Manafort deal with Mueller ‘really good for the country,’ says Ken Starr

FAN Editor

Former Independent Counsel Ken Starr, who led federal investigations of President Clinton, said special counsel Robert Mueller’s striking a deal to win the cooperation of former Trump campaign chairman Paul Manafort is a “very significant breakthrough” and “really good for the country.”

Starr told ABC News Chief White House Correspondent Jonathan Karl on “This Week” Sunday, “It is very likely that Paul Manafort has indicated through his counsel and directly that he can provide very helpful information, useful information to get to the bottom of what Bob Mueller and his team have been charged to do. So it is a very significant breakthrough.”

“And so it’s all the more helpful that Paul Manafort has said, ‘You – you have me and I’m going to give you the truth and nothing but the truth,'” Starr said. “So I think this is this is really good for the country… Let’s get to the truth of the matter.”

On Manafort agreeing to the deal, Starr said, “Given the seriousness of the charges that were awaiting him, he did the right thing. He did the smart thing.”

Manafort pleaded guilty Friday to two counts of conspiracy and agreed to fully cooperate with Mueller’s investigation of Russian interference in the 2016 presidential election and any possible collusion by Trump associates.

The former Trump campaign chairman and foreign lobbyist, who had already been found guilty of eight counts of tax fraud by a federal jury in Virginia, was supposed to begin a second trial in a Washington, D.C., federal court this month. In his deal with the special counsel, he agreed to “broad” cooperation and to participate in “interviews, briefings, producing documents, [and] testifying in other matters.”

Appearing with Starr on “This Week” was Norman Eisen, who served as President Obama’s chief ethics lawyer for the first two years of his administration.

Eisen said he doesn’t think Mueller would have offered the plea deal unless there was “very powerful evidence” that Manafort could contribute information important to the investigation.

“I would say there is no prosecutor alive who’s more rigorous than Bob,” Eisen said, referring to Mueller. “I don’t think given the nature of the fight that Manafort put up, the seriousness of the crimes, and the power of the evidence of those crimes, Jon, that this deal would have been offered absent some very powerful evidence.”

“We don’t know for sure,” he said, “but I think there’s a substantial possibility that this evidence that Manafort is offering will implicate somebody up the chain.”

“Who is up the chain from Paul Manafort?” Eisen added. “Don Jr. … potentially the president himself.”

Manafort was present at a June 2016 meeting at Trump Tower between Trump campaign members and a Russian lawyer.
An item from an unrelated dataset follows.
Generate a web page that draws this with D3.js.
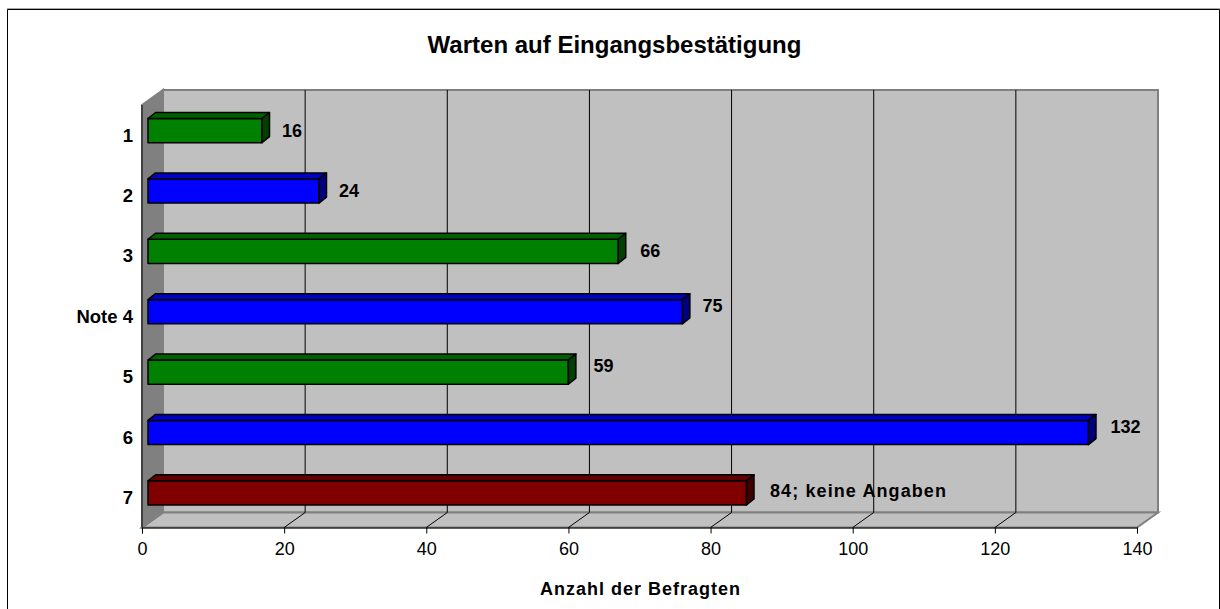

The meeting was arranged by Donald Trump Jr. after he was told the Russian had damaging information on Hillary Clinton.

Eisen said Sunday of Manafort, “For the first time we have somebody who was at the infamous Trump Tower meeting. We have his notes, he can explain his notes, he can talk about the run-up to the meeting, the afterwards.”
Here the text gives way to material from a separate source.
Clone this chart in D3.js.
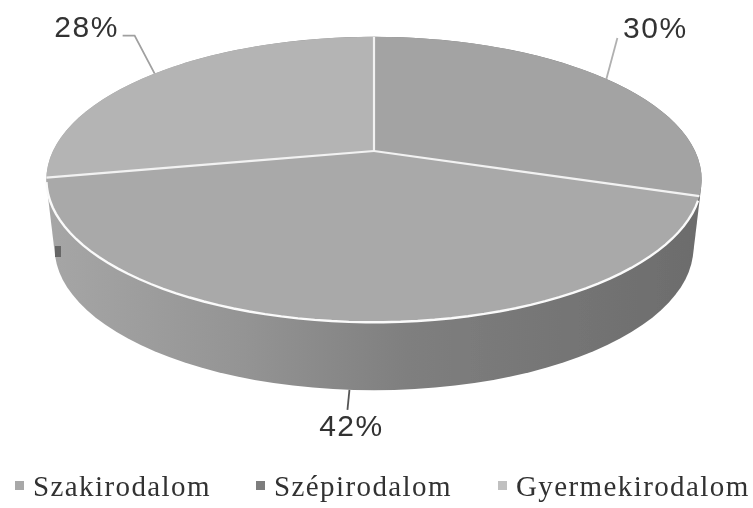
<!DOCTYPE html>
<html>
<head>
<meta charset="utf-8">
<script src="https://cdn.jsdelivr.net/npm/d3@7"></script>
<style>
  html, body { margin: 0; padding: 0; background: #fff; }
  svg { display: block; }
</style>
</head>
<body>
<div id="app"></div>
<script>
const categories = ['Szakirodalom', 'Szépirodalom', 'Gyermekirodalom'];
const values = [30, 42, 28];
const labels = ['30%', '42%', '28%'];

const width = 753;
const height = 508;

const topColor = d3.scaleOrdinal().domain(categories).range(['#a3a3a3', '#a9a9a9', '#b4b4b4']);
const swatchColor = d3.scaleOrdinal().domain(categories).range(['#a8a8a8', '#7d7d7d', '#c0c0c0']);

// perspective disc, upper face and lower face
const k = 0.2;
const upper = { cx: 374, cy: 151, a: 321, b: 137 };
const lower = { cx: 374, cy: 219, a: 313, b: 137 };

function project(disc, angle, r = 1) {
  const w = 1 + k * r * Math.cos(angle);
  return [
    disc.cx + (disc.a * r * Math.sin(angle)) / w,
    disc.cy - (disc.b * r * Math.cos(angle)) / w,
  ];
}

function arcPoints(disc, start, end) {
  return d3.range(0, 61).map((i) => project(disc, start + ((end - start) * i) / 60));
}

const pie = d3.pie().sort(null).value((d) => d.value);
const slices = pie(categories.map((name, i) => ({ name, value: values[i], label: labels[i] })));

const svg = d3.select('#app').append('svg').attr('width', width).attr('height', height);

const defs = svg.append('defs');
defs.append('filter').attr('id', 'scan')
  .append('feGaussianBlur').attr('stdDeviation', 0.55);
const wallGrad = defs.append('linearGradient').attr('id', 'wall');
wallGrad.selectAll('stop')
  .data([[0, '#a6a6a6'], [0.3, '#949494'], [0.55, '#7f7f7f'], [1, '#6c6c6c']])
  .join('stop')
  .attr('offset', (d) => d[0])
  .attr('stop-color', (d) => d[1]);

const chart = svg.append('g').attr('filter', 'url(#scan)');

// side wall = hull of both faces
const rimAll = d3.range(0, 120).map((i) => (i / 120) * 2 * Math.PI);
const hull = d3.polygonHull(rimAll.flatMap((t) => [project(upper, t), project(lower, t)]));
chart.append('path')
  .attr('d', d3.line()(hull) + 'Z')
  .attr('fill', 'url(#wall)');

// top face
const line = d3.line();
chart.selectAll('path.slice')
  .data(slices)
  .join('path')
  .attr('class', 'slice')
  .attr('fill', (d) => topColor(d.data.name))
  .attr('d', (d) => line([[upper.cx, upper.cy], ...arcPoints(upper, d.startAngle, d.endAngle)]) + 'Z');

// white separators
chart.selectAll('path.sep')
  .data(slices)
  .join('path')
  .attr('class', 'sep')
  .attr('fill', 'none')
  .attr('stroke', '#f2f2f2')
  .attr('stroke-width', 2.2)
  .attr('d', (d) => line([[upper.cx, upper.cy], project(upper, d.startAngle)]));

// white rim along the front slice
chart.append('path')
  .attr('fill', 'none')
  .attr('stroke', '#fafafa')
  .attr('stroke-width', 2.4)
  .attr('d', line(arcPoints(upper, slices[1].startAngle + 0.03, slices[1].endAngle - 0.03)));

// leaders
const midAngle = (d) => (d.startAngle + d.endAngle) / 2;
const leaderDefs = [
  { stroke: '#b0b0b0', pts: (p) => [p, [p[0] + 11, p[1] - 41]] },
  { stroke: '#555', pts: (p) => [p, [p[0] - 2, p[1] + 20]] },
  { stroke: '#a0a0a0', pts: (p) => [p, [p[0] - 20, p[1] - 38], [p[0] - 32, p[1] - 38]] },
];
chart.selectAll('path.leader')
  .data(slices)
  .join('path')
  .attr('class', 'leader')
  .attr('fill', 'none')
  .attr('stroke-width', 1.8)
  .attr('stroke', (d, i) => leaderDefs[i].stroke)
  .attr('d', (d, i) => {
    const disc = i === 1 ? lower : upper;
    return line(leaderDefs[i].pts(project(disc, midAngle(d))));
  });

// scan speck on the left of the wall
chart.append('rect')
  .attr('x', 55).attr('y', 246).attr('width', 6).attr('height', 11)
  .attr('fill', '#666');

const labelPos = [
  { dx: 49, dy: -41 },
  { dx: 2, dy: 46 },
  { dx: -68, dy: -37 },
];
const labelG = svg.append('g').attr('filter', 'url(#scan)');
labelG.selectAll('text')
  .data(slices)
  .join('text')
  .attr('font-family', 'Liberation Sans, Arial, sans-serif')
  .attr('font-size', 30)
  .attr('letter-spacing', 1.5)
  .attr('text-anchor', 'middle')
  .attr('fill', '#333')
  .attr('x', (d, i) => project(i === 1 ? lower : upper, midAngle(d))[0] + labelPos[i].dx)
  .attr('y', (d, i) => project(i === 1 ? lower : upper, midAngle(d))[1] + labelPos[i].dy)
  .text((d) => d.data.label);

// legend
const legendX = d3.scaleOrdinal().domain(categories).range([15, 256, 498]);
const legend = svg.append('g').attr('filter', 'url(#scan)')
  .selectAll('g')
  .data(categories)
  .join('g')
  .attr('transform', (d) => `translate(${legendX(d)},481)`);

legend.append('rect')
  .attr('width', 9)
  .attr('height', 9)
  .attr('fill', (d) => swatchColor(d));

legend.append('text')
  .attr('x', 18)
  .attr('y', 15)
  .attr('font-family', 'Liberation Serif, Times New Roman, serif')
  .attr('font-size', 29)
  .attr('letter-spacing', 1.4)
  .attr('fill', '#303030')
  .text((d) => d);
</script>
</body>
</html>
“He’s not going to survive Manafort’s testimony,” Eisen added of President Trump. “That’s my prediction.”

Starr said he believes Mueller sees Manafort’s cooperation as a way to get to the heart of the investigation.

“The way I think Bob Mueller… is looking at” Manafort’s cooperation is, “‘I now am moving toward getting to the bottom of the whole originating issue of collusion,” Starr said. “The nation is so divided, but we should want the truth … I think Mueller is in a situation now to help us do that.”

On whether Trump could still pardon Manafort, Starr said, “He has the power to do that. And then I think it really becomes an issue of is that an abuse of power on the part of the president in light of an ongoing investigation.”

“The pardon will only — in my view will only hurt Trump. It will only dig the hole deeper,” Eisen said.